I went on a reading spree a few weeks ago, and read 5 books in 5 days. I’m now posting short reviews of all 5 this week. Up next? The Optimist’s Daughter, by Eudora Welty.

I grabbed this book from the library because it fit my key demand-side reader requirement: That it be short. But Welty packs quite a bit into this slim tale.

To be sure, the theme of a child coming to terms with a parent’s death is well-plowed ground. In The Optimist’s Daughter, the grieving child is Laurel, a widowed artist. Her father, Judge McKelva, was a prominent figure in his small Mississippi town. But Welty, a great chronicler of the South’s people and places, keeps things moving by introducing an almost farcical character: Wanda Fay, Laurel’s step-mother, who is actually younger than Laurel herself.
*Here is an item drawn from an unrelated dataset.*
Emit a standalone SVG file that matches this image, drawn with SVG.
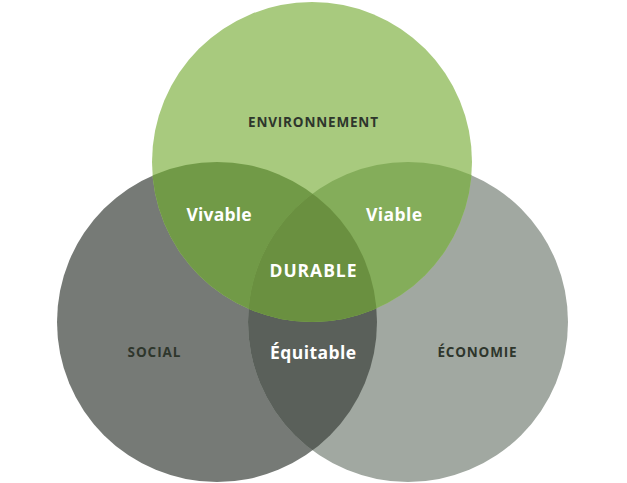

Why this steady, dignified judge elected to marry a young and rather foolish woman late in life is one of the mysteries lurking in this rich tale.

There aren’t necessarily great answers, but as Laurel journeys to her home town and goes through her father’s things, she finds herself finally confronting the memory of her own soldier husband’s death, something she has mostly managed to bury up until then. He died so young that their love was “sealed away into its perfection and had remained there.” She has to ask what their lives would have looked like, and how their love might have changed, if they’d had to watch each other die, slowly, in the way her father had lost his first wife.  

Welty’s prose starts on the light side. But as the plot circles in on memories, again and again, she draws you in deeper, becoming terser, more vivid. In the climactic scene, Laurel has a vision of her late husband: “Now, by her own hands, the past had been raised up, and he looked at her, Phil himself — here waiting, all the time, Lazarus. He looked at her out of eyes wild with the craving for his unlived life, with mouth open like a funnel’s.” Their love might have changed as they’d lived through illness and senility, but still, she pictures Phil screaming — as “his voice rose with the wind in the night and went around the house and around the house” — I wanted it!

Welty wrote The Optimist’s Daughter in her 60s. It reflects the mastery that decades of honing one’s craft can produce, packed into a small number of words. Highly recommended — if not exactly airplane fare. It’s more for reading during a block of time you’ll have by yourself. Bonus points if that’s on a back porch on a Mississippi night.

2 thoughts on “5 reviews in 5 days: Eudora Welty’s The Optimist’s Daughter (#2)

  1. I suppose a screened “piazza” in Charleston, SC will have to do. It’s a stretch, I know. Big Mama used grand words like veranda and piazza in place of the word porch. Porch would just be to common for her. It’s little details like that that people who love the lighter side of the south use to accent the charms of our southerness. Ah, but Miss Eudora! She saw behind the charm and excelled in voicing that fascinating, twisted, dark side of us. Thanks for the walk down memory lane. Add this to the re-read lists.

    1. @Elizabeth – oh yes, a veranda. It does sound so much more grand. I have One Writer’s Beginnings on my shelf, and I should go back and re-read that too.